Creating an atmosphere of learning helps children feel safe to share ideas. This can be done by building relationships with the world via play dates, community building etc. All children should feel that their world is a safe place where people care about them and their needs, they can develop positive relationships and where they will be able to seek help when needed. When these needs are met, children can develop a sense of belonging.

Respect is the Foundation of Belonging

We all spend a life time wanting to belong. And yet, sometimes we forget that others want the same too. Our unconscious biases sometimes transfers onto children translating to disrespect in their eyes. Often the different paths we all walk for need to be accepted as their truths, with respect. We may question it to understand it but if we question it to try to change their path, that is disrespect that have a ripple effect. For children too, fear being respected for their beliefs.

Encourage Curiosity

I remember once my son asked me, “Which country should we be cheering for?” I responded, “We are blessed to live in two worlds. We have a rich Indian culture that we can learn from and wonderful American history to now call our own. If it is a match between any two countries you can cheer for either one, but if it is a match between the two countries, you simply have to let the best team win.”

“What if they go to war?”

“In that case, I would say what I would say if even your two friends are fighting, stand by who is right. ”

A child’s sense of identity evolves with times.

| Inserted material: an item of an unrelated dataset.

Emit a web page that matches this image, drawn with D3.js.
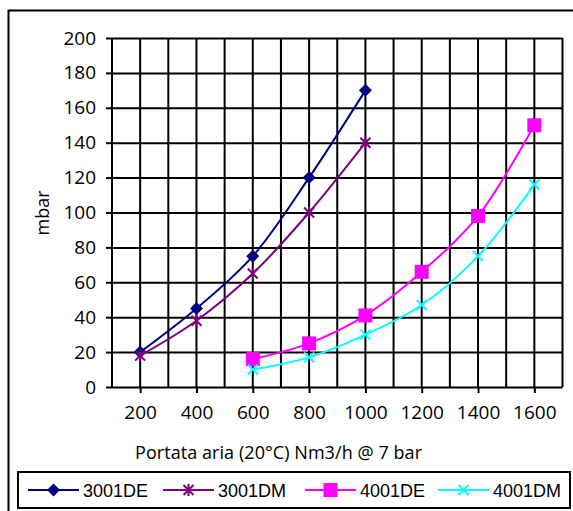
<!DOCTYPE html>
<html lang="it"><head>
<meta charset="utf-8">
<title>mbar vs portata aria</title>
<script src="https://cdn.jsdelivr.net/npm/d3@7"></script>
<style>
  body { margin: 0; background: #fff; }
  svg { display: block; }
</style>
</head>
<body>
<script>
// dati
var seriesNames = ["3001DE", "3001DM", "4001DE", "4001DM"];
var seriesColors = ["#000080", "#800080", "#ff00ff", "#00ffff"];
var flow3001 = [200, 400, 600, 800, 1000];
var flow4001 = [600, 800, 1000, 1200, 1400, 1600];
var mbar3001DE = [20, 45, 75, 120, 170];
var mbar3001DM = [18, 38, 65, 100, 140];
var mbar4001DE = [16, 25, 41, 66, 98, 150];
var mbar4001DM = [10, 17, 30, 47, 75, 116];
var xTicks = [200, 400, 600, 800, 1000, 1200, 1400, 1600];
var yTicks = [0, 20, 40, 60, 80, 100, 120, 140, 160, 180, 200];

var w = 573, h = 511;
var plotL = 112, plotR = 562.5, plotT = 38, plotB = 387;

var series = [
  { name: seriesNames[0], color: seriesColors[0], marker: "diamond", x: flow3001, y: mbar3001DE },
  { name: seriesNames[1], color: seriesColors[1], marker: "star",    x: flow3001, y: mbar3001DM },
  { name: seriesNames[2], color: seriesColors[2], marker: "square",  x: flow4001, y: mbar4001DE },
  { name: seriesNames[3], color: seriesColors[3], marker: "cross",   x: flow4001, y: mbar4001DM }
];

var svg = d3.select("body").append("svg")
  .attr("width", w)
  .attr("height", h);

// cornice esterna
svg.append("rect")
  .attr("x", 8.5).attr("y", 10.5)
  .attr("width", 620).attr("height", 620)
  .attr("fill", "none").attr("stroke", "#000").attr("stroke-width", 2);

var x = d3.scaleLinear().domain([100, 1700]).range([plotL, plotR]);
var y = d3.scaleLinear().domain([0, 200]).range([plotB, plotT]);

// griglia verticale ogni 100
var grid = svg.append("g");
grid.selectAll("line")
  .data(d3.range(100, 1701, 100))
  .enter().append("line")
  .attr("x1", function(d) { return x(d); })
  .attr("x2", function(d) { return x(d); })
  .attr("y1", plotT).attr("y2", plotB)
  .attr("stroke", "#000").attr("stroke-width", 2);

// asse y con griglia orizzontale
var yAxis = svg.append("g")
  .attr("transform", "translate(" + plotL + ",0)")
  .call(d3.axisLeft(y).tickValues(yTicks).tickFormat(d3.format("d")).tickSize(6).tickPadding(10));
yAxis.select(".domain").remove();
yAxis.selectAll(".tick line").attr("stroke", "#000").attr("stroke-width", 2);
yAxis.selectAll(".tick").append("line")
  .attr("x1", 0).attr("x2", plotR - plotL)
  .attr("stroke", "#000").attr("stroke-width", 2);
yAxis.selectAll("text")
  .attr("font-family", "'Open Sans', sans-serif")
  .attr("font-size", "19px")
  .attr("fill", "#000");

// asse x
var xAxis = svg.append("g")
  .attr("transform", "translate(0," + plotB + ")")
  .call(d3.axisBottom(x).tickValues(xTicks).tickFormat(d3.format("d")).tickSize(6).tickPadding(13));
xAxis.select(".domain").remove();
xAxis.selectAll(".tick line").attr("stroke", "#000").attr("stroke-width", 2);
xAxis.selectAll("text")
  .attr("font-family", "'Open Sans', sans-serif")
  .attr("font-size", "19px")
  .attr("fill", "#000");

// titoli assi
svg.append("text")
  .attr("transform", "translate(49,213) rotate(-90)")
  .attr("text-anchor", "middle")
  .attr("font-family", "'Open Sans', sans-serif")
  .attr("font-size", "18px")
  .text("mbar");

svg.append("text")
  .attr("x", 135).attr("y", 459)
  .attr("textLength", 287)
  .attr("lengthAdjust", "spacing")
  .attr("font-family", "'Open Sans', sans-serif")
  .attr("font-size", "18px")
  .text("Portata aria (20°C) Nm3/h @ 7 bar");

// simboli
function drawMarker(g, type, color, cx, cy) {
  if (type === "diamond") {
    g.append("path")
      .attr("d", "M" + cx + "," + (cy - 6.5) + "L" + (cx + 6.5) + "," + cy +
                 "L" + cx + "," + (cy + 6.5) + "L" + (cx - 6.5) + "," + cy + "Z")
      .attr("fill", color);
  } else if (type === "square") {
    g.append("rect")
      .attr("x", cx - 7).attr("y", cy - 7)
      .attr("width", 14).attr("height", 14)
      .attr("fill", color);
  } else if (type === "star") {
    g.append("path")
      .attr("d", "M" + (cx - 5) + "," + (cy - 5) + "L" + (cx + 5) + "," + (cy + 5) +
                 "M" + (cx + 5) + "," + (cy - 5) + "L" + (cx - 5) + "," + (cy + 5) +
                 "M" + cx + "," + (cy - 6) + "L" + cx + "," + (cy + 6))
      .attr("stroke", color).attr("stroke-width", 2).attr("fill", "none");
  } else {
    g.append("path")
      .attr("d", "M" + (cx - 5) + "," + (cy - 5) + "L" + (cx + 5) + "," + (cy + 5) +
                 "M" + (cx + 5) + "," + (cy - 5) + "L" + (cx - 5) + "," + (cy + 5))
      .attr("stroke", color).attr("stroke-width", 2).attr("fill", "none");
  }
}

var line = d3.line()
  .x(function(d) { return x(d[0]); })
  .y(function(d) { return y(d[1]); })
  .curve(d3.curveCatmullRom.alpha(0.5));

var plot = svg.append("g");
series.forEach(function(s) {
  var pts = d3.zip(s.x, s.y);
  plot.append("path")
    .datum(pts)
    .attr("d", line)
    .attr("fill", "none")
    .attr("stroke", s.color)
    .attr("stroke-width", 2);
  var mg = plot.append("g");
  pts.forEach(function(p) { drawMarker(mg, s.marker, s.color, x(p[0]), y(p[1])); });
});

// legenda
var legX = [28, 163, 305, 438];
svg.append("rect")
  .attr("x", 18).attr("y", 472)
  .attr("width", 552).attr("height", 36)
  .attr("fill", "#fff").attr("stroke", "#000").attr("stroke-width", 2);

var leg = svg.selectAll("g.leg")
  .data(series)
  .enter().append("g")
  .attr("class", "leg")
  .attr("transform", function(d, i) { return "translate(" + legX[i] + ",490)"; });
leg.append("line")
  .attr("x1", 0).attr("x2", 51)
  .attr("stroke", function(d) { return d.color; })
  .attr("stroke-width", 2);
leg.each(function(d) { drawMarker(d3.select(this), d.marker, d.color, 25.5, 0); });
leg.append("text")
  .attr("x", 55).attr("y", 6.5)
  .attr("font-family", "'Liberation Sans', Arial, sans-serif")
  .attr("font-size", "18px")
  .text(function(d) { return d.name; });
</script>
</body></html>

If we do not create a safe space for questions, we lose the chance to help shape our child’s identity.

One’s Sense of Belonging Can Exist Beyond Labels

The world will see us in a certain way, based on existing stereotypes, personal biases and experiences. It is critical that we let our children understand that it is up to us to prove that one’s identity can be  different from that which is portrayed in movies or books. Living our lives beyond the confines of traditional cultural norms and educating those around us about our home culture.

We can help our children see how our home culture is different that other home cultures from the same community, for eg. how Diwali is celebrated in different ways in South Asian homes around the world or how some Hindus practice different traditions in their homes.

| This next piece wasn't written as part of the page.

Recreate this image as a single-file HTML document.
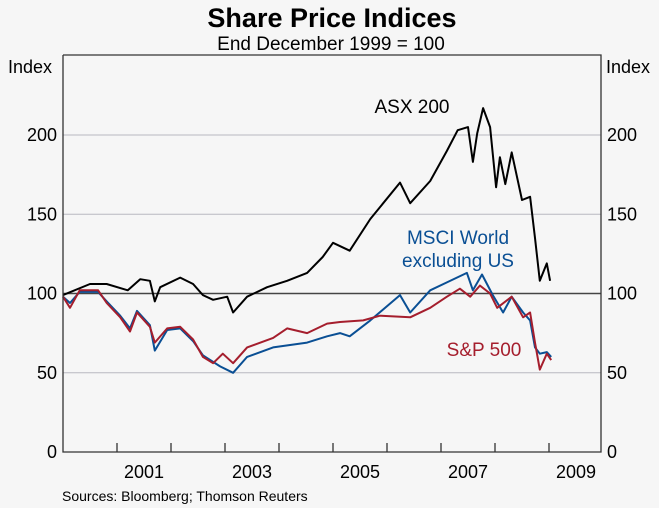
<!DOCTYPE html>
<html><head><meta charset="utf-8"><style>
body{margin:0;background:#f6f6f6;}
svg{display:block;font-family:"Liberation Sans",sans-serif;}
</style></head><body>
<svg id="chart" width="659" height="508" viewBox="0 0 659 508" xmlns="http://www.w3.org/2000/svg">
<rect width="659" height="508" fill="#f6f6f6"/>
<text x="332" y="27" text-anchor="middle" font-size="27" font-weight="bold">Share Price Indices</text>
<text x="331" y="50" text-anchor="middle" font-size="19">End December 1999 = 100</text>
<text x="8" y="73" font-size="18">Index</text>
<text x="606" y="73" font-size="18">Index</text>
<g id="grid"></g>
<g id="series"></g>
<g id="axes"></g>
<text x="412" y="113" text-anchor="middle" font-size="19" fill="#000">ASX 200</text>
<text x="458" y="244" text-anchor="middle" font-size="19" fill="#0a4f94">MSCI World</text>
<text x="458" y="267" text-anchor="middle" font-size="19" fill="#0a4f94">excluding US</text>
<text x="484" y="356" text-anchor="middle" font-size="19" fill="#a51e2d">S&amp;P 500</text>
<text x="62" y="501" font-size="14">Sources: Bloomberg; Thomson Reuters</text>
</svg>
<script>
const yTicks=[0,50,100,150,200];
const xYearLabels=["2001","2003","2005","2007","2009"];
const asxT=[2000.0,2000.5,2000.81,2001.2,2001.43,2001.61,2001.7,2001.8,2002.17,2002.41,2002.59,2002.78,2003.04,2003.15,2003.41,2003.78,2004.15,2004.52,2004.81,2005.0,2005.31,2005.69,2006.24,2006.43,2006.8,2007.11,2007.31,2007.5,2007.59,2007.67,2007.78,2007.91,2008.02,2008.09,2008.19,2008.31,2008.5,2008.65,2008.74,2008.83,2008.96,2009.02];
const asxV=[99,106,106,102,109,108,95,104,110,106,99,96,98,88,98,104,108,113,123,132,127,147,170,157,171,190,203,205,183,201,217,205,167,186,169,189,159,161,135,108,119,108];
const spT=[2000.0,2000.13,2000.31,2000.65,2000.81,2001.06,2001.24,2001.37,2001.61,2001.7,2001.93,2002.17,2002.41,2002.59,2002.78,2002.96,2003.15,2003.41,2003.89,2004.15,2004.52,2004.89,2005.13,2005.56,2005.87,2006.43,2006.8,2007.11,2007.35,2007.54,2007.72,2007.91,2008.04,2008.31,2008.52,2008.65,2008.74,2008.83,2008.96,2009.04];
const spV=[98,91,102,102,94,85,76,88,79,69,78,79,71,60,56,62,56,66,72,78,75,81,82,83,86,85,91,98,103,98,105,100,91,98,85,88,69,52,62,58];
const msciT=[2000.0,2000.13,2000.31,2000.65,2000.81,2001.06,2001.24,2001.37,2001.61,2001.7,2001.93,2002.17,2002.41,2002.59,2002.91,2003.15,2003.41,2003.89,2004.52,2004.89,2005.13,2005.31,2005.69,2006.24,2006.43,2006.8,2007.11,2007.48,2007.59,2007.76,2007.96,2008.15,2008.31,2008.52,2008.65,2008.74,2008.83,2008.96,2009.04];
const msciV=[98,94,101,101,95,86,78,89,80,64,77,78,70,61,54,50,60,66,69,73,75,73,83,99,88,102,107,113,102,112,99,88,98,88,83,66,62,63,60];

const L=63,R=601,T=55,B=452;
const xS=t=>L+(t-2000)*54;
const yS=v=>B-v*(B-135)/200;
const NS="http://www.w3.org/2000/svg";
function mk(tag,attrs,parent){const e=document.createElementNS(NS,tag);for(const k in attrs)e.setAttribute(k,attrs[k]);parent.appendChild(e);return e;}
const grid=document.getElementById('grid'),axes=document.getElementById('axes'),ser=document.getElementById('series');
yTicks.forEach(v=>{
  if(v>0){const ln=mk('line',{x1:L,x2:R,y1:yS(v),y2:yS(v),stroke:v===100?'#444':'#b8b8c0','stroke-width':v===100?1.5:1},v===100?ser:grid);
  
  }
  const a=mk('text',{x:57,y:yS(v)+6,'text-anchor':'end','font-size':18},axes);a.textContent=v;
  
  
  const b=mk('text',{x:607,y:yS(v)+6,'font-size':18},axes);b.textContent=v;
  
  
});
const frame=mk('path',{d:`M${L},${T}V${B}H${R}V${T}H${L}`,fill:'none',stroke:'#333','stroke-width':1.3},axes);


for(let y=2001;y<=2009;y++){
  const tk=mk('line',{x1:xS(y),x2:xS(y),y1:B,y2:B-9,stroke:'#333','stroke-width':1.3},axes);
  
  
}
xYearLabels.forEach(s=>{const y=+s;const t=mk('text',{x:xS(y+0.5),y:478,'text-anchor':'middle','font-size':18},axes);t.textContent=s;
  
  });
function line(ts,vs,col,name){
  const d=ts.map((t,i)=>(i?'L':'M')+xS(t).toFixed(1)+','+yS(vs[i]).toFixed(1)).join('');
  const p=mk('path',{d:d,fill:'none',stroke:col,'stroke-width':2,'stroke-linejoin':'round'},ser);
  
  
}
line(msciT,msciV,'#0a4f94','msci-world-line');
line(spT,spV,'#a51e2d','sp500-line');
line(asxT,asxV,'#000','asx200-line');
</script>
</body></html>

Below are the Ways in Which One Can Help Multicultural Children Feel that they Belong

There are lots of things we do to create a sense of belonging by being inclusive.

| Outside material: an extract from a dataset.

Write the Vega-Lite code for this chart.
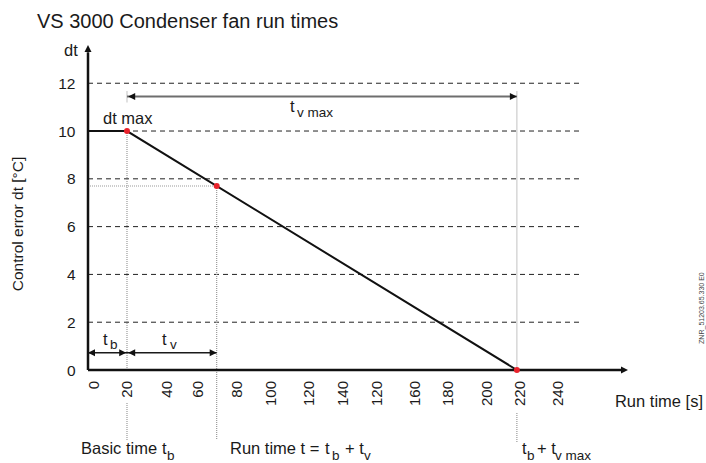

  • Names – calling children by their names is so important. To be greeted by and understanding the correct pronunciation of their name helps them see themselves respected.
  • Interests –Activities can be structured around specific preferences and children will be keen to engage more effectively.
  • Adult interaction – Adults can help to model social skills, which children will observe and grow to understand. Be open about your lack of knowledge or personal experiences.
  • Sensitivity – Needs and emotions vary hugely between children so it’s useful to be as culturally sensitive as possible with each individual.
  • Encourage a sense of community – whether it’s within the classroom or around the center as a whole, community is so important. Parents, staff and children are all integral parts of any childcare setting and a sense of community creates an identity that a child can really belong to.
  • Education  – Learning about the world through diverse books, own voice shows or events like International nights help children see the world and know that they too would be accepted.

To that end I have written a children’s book that encourages multicultural children see that belonging goes beyond just any one aspect of one’s culture.

 

The beauty of belonging is that where we are from is as much a part of us as the where we are or the places that shape us.

Belonging relies on us forfeiting our individuality. Our identity is influenced by how others view us. Sometimes one’s sense of identity can cause more harm than good. Our belonging is not dependent on whether others accept us, but whether we accept ourselves.